For most of her life, Terani, like that soccer ball, lived in a state of flux, refusing to stop moving for fear she’d be forced to look back—at the mother who left her for dead, at the adopted family she left at age 13.

“You can never get over being abandoned, but you can learn to channel it. I’m a master of channeling, of turning my painful emotions into motivation,” she says. “I’ve done more than come to grips with it. I grabbed it and I’m running with it.” Today, Terani’s not only come to terms with her painful past but she’s paved a path for a prosperous future. She is the founder and CEO of the Every Child’s Dream Foundation, a nonprofit providing emotional and financial support to orphaned and abandoned babies worldwide, and the creator of a best-selling soccer DVD, “TNT Training System’s Soccer Ball Control with Tasha-Nicole.”

“I couldn’t possibly be happier,” the Westlake Village resident says of her present life. “I went from a very underprivileged type of scene, worked so hard, and now I’m finally able to enjoy life."

Terani takes nothing for granted. Born in Tehran, Iran, during a time of unrest leading to the country’s revolution, she was left to die in the street just weeks after birth.
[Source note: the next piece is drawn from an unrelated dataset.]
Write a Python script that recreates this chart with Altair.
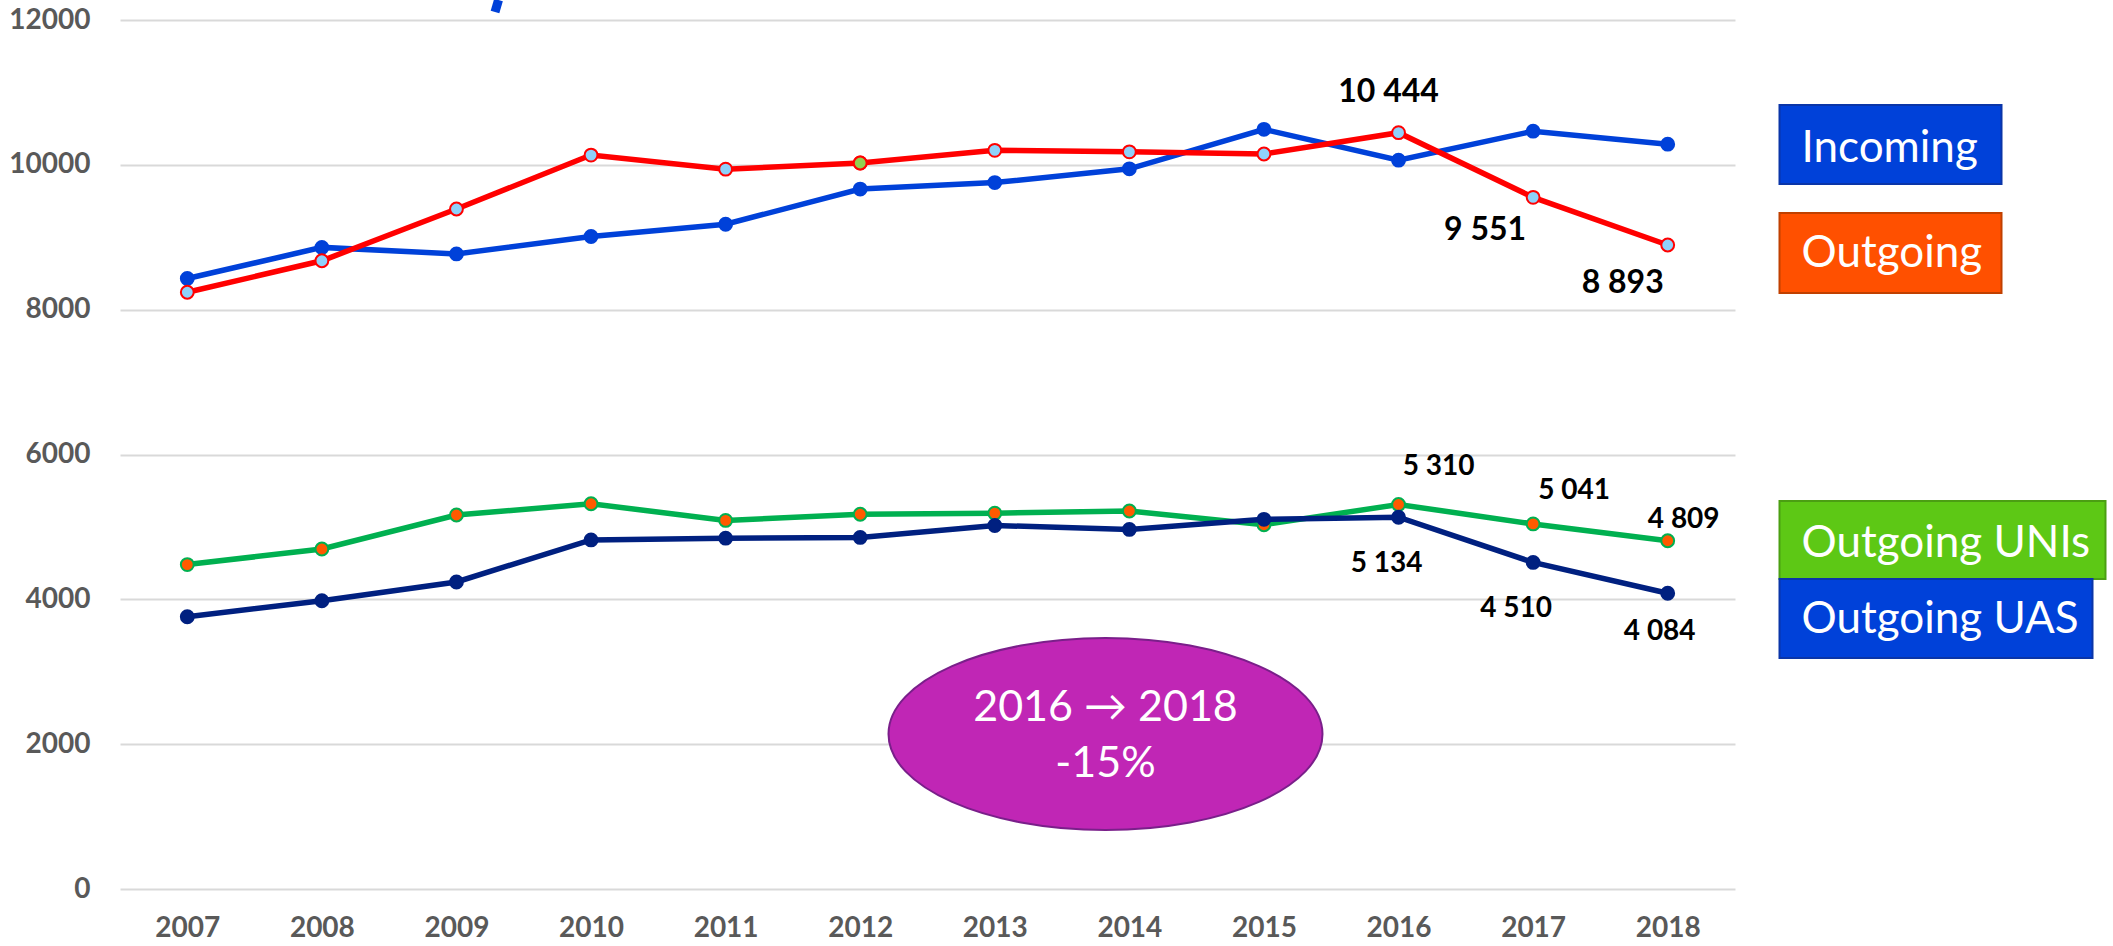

She spent the next two years in an overcrowded Iranian orphanage, where babies were sometimes kept five to a crib and the well-being of the boys was placed ahead of the girls. Her first piece of good fortune came when a Newbury Park couple on business in Iran adopted her and brought her to live in the United States.

Despite the love of her adopted father Nick, the young girl struggled to fit into her new life. She found solace in two places: animals and a soccer ball, which she’d kick around in the backyard with her two older brothers.

“Soccer is like this flower that blossomed out of a very sad childhood—that was all I ever had,” she says. “That was my sanctuary, either being with animals or out on the soccer field.”

It didn’t take long for Terani to figure out she could do things with a soccer ball that others couldn’t. She starred in club soccer and eventually at Westlake High School, but when the time came to pick a college, Terani took another route.

She moved to Atlanta and spent the next seven years as a model, traveling the world and landing a few major gigs—including a spot in the Sports Illustrated Swimsuit Edition—but never feeling as if the profession truly suited her.

When she found that path less than satisfying, she turned back to the game that had brought her so much happiness, eventually breaking five world records for ball control and going on to mentor and train thousands of kids around the nation and the globe.

Few recognize Terani’s passion for paying it forward as much as her students. Though most of her time these days is dedicated to running her nonprofit and promoting her DVD, she still finds time to train the occasional youngster in the fine art of ball control. Once a week for 30 minutes, Terani meets 13-year-old Lexi Kerner at Bowfield Park in Thousand Oaks. Though their time together is brief, the teen soccer player says it’s valuable.

“She helps me out with more than just soccer,” says Lexi, an eighth-grader. “Tasha can relate to me more than my other coaches.”

And she’s already picking up a few of Terani’s tricks.

“At soccer practice the other day I was juggling the ball and everyone was watching me, trying to keep me going,” Lexi says. “It’s fun. I’ve gotten up to 75 touches (without the ball hitting the ground).”

Terani accepted Lexi as a student after receiving a surprise call from Lexi’s father. Jay Kerner knows the world record holder from the time she spent training Lexi’s older sister, Jordan, 19, when she was a preteen.

“I think she’s amazing,” Kerner says of Terani. “Her passion for what she does and for her students is just amazing.” Often, when Lexi’s 30 minutes are up, Terani wants to keep working. “It’s not about the money for her,” Kerner says. “It’s about seeing her students succeed.”